While Labour makes mild criticisms of the UKIP’s posters, the party has repeatedly sought to outdo Conservative pledges to clamp down on immigration. Labour leader Ed Miliband has accused the coalition government of being “half-baked” on the issue.
It was former prime minister Gordon Brown who took up the slogan of the BNP, and now the UKIP, with his pledge in 2009 to create “British jobs for British workers”.
Brown was building on the campaign by sections of the union bureaucracy and its pseudo-left footmen who have mounted campaigns ostensibly in defence of jobs that have as their real goal a defence of British companies.
The No2EU campaign, for example, was set up by the Stalinist Communist Party and the recently deceased “left” transport union leader Bob Crow, with the backing of the Socialist Party (formerly Militant tendency).
No2EU advanced a “Britons First” policy, which it claimed was “not against foreign workers or xenophobic” but “simply defend[ed] the fundamental right to work under [national] union agreements.” This resulted in a campaign for contracts to British firms.

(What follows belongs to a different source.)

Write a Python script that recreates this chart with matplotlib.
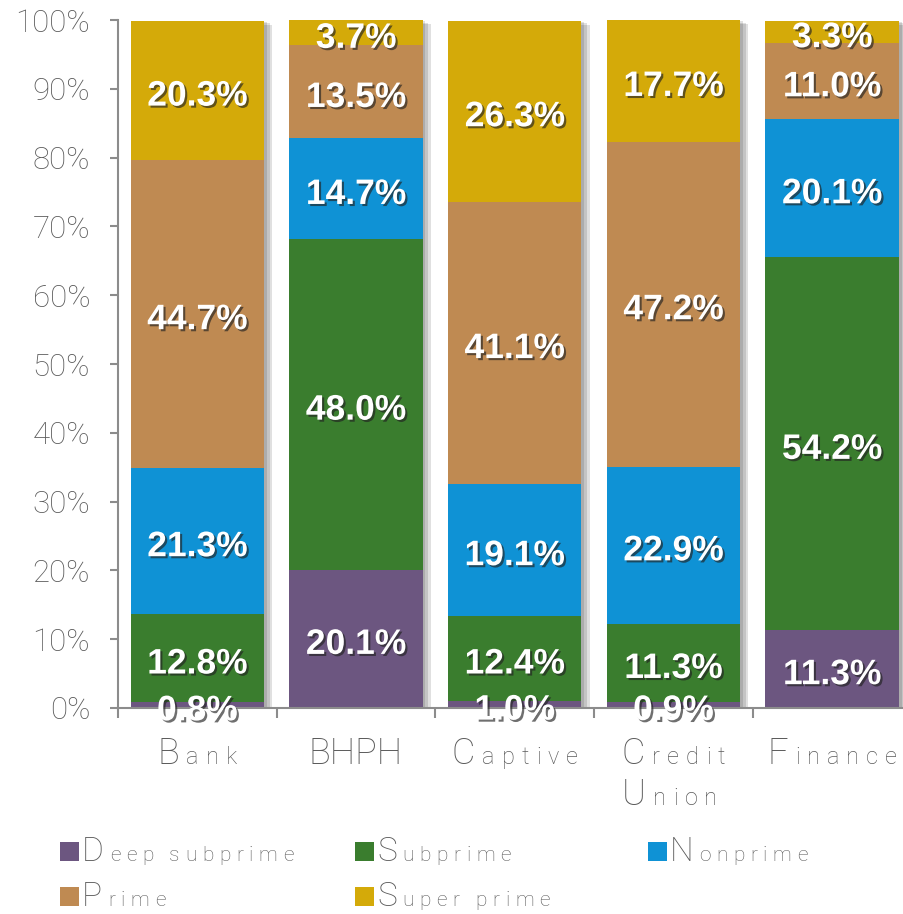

No2EU speaks of the “social dumping of exploited foreign workers in Britain.” There is little space between this and the claim by anti-immigration think tank MigrationWatch that “the sudden arrival of a very large number of very capable workers willing to work for low pay has had a negative impact on the employment of British-born workers at the bottom of the pay scale,” or Farage’s remark that “I don’t blame people from poor countries for coming here, but I think it is the job of a British government to put the interests of our own people first.”
Workers must reject the lies on which such noxious claims are based: that opposition to the pro-business EU means a defence of the pro-business nation state, or that opposition to national pro-business racism means support for the EU’s undemocratic institutions.
There is justifiable anger across Europe and beyond at the misery created by austerity measures imposed by these institutions. The only progressive basis for organising this anger is through the international unity of the working class in the fight for the abolition of the EU, the creation of workers’ governments across the region and the establishment of the United Socialist States of Europe.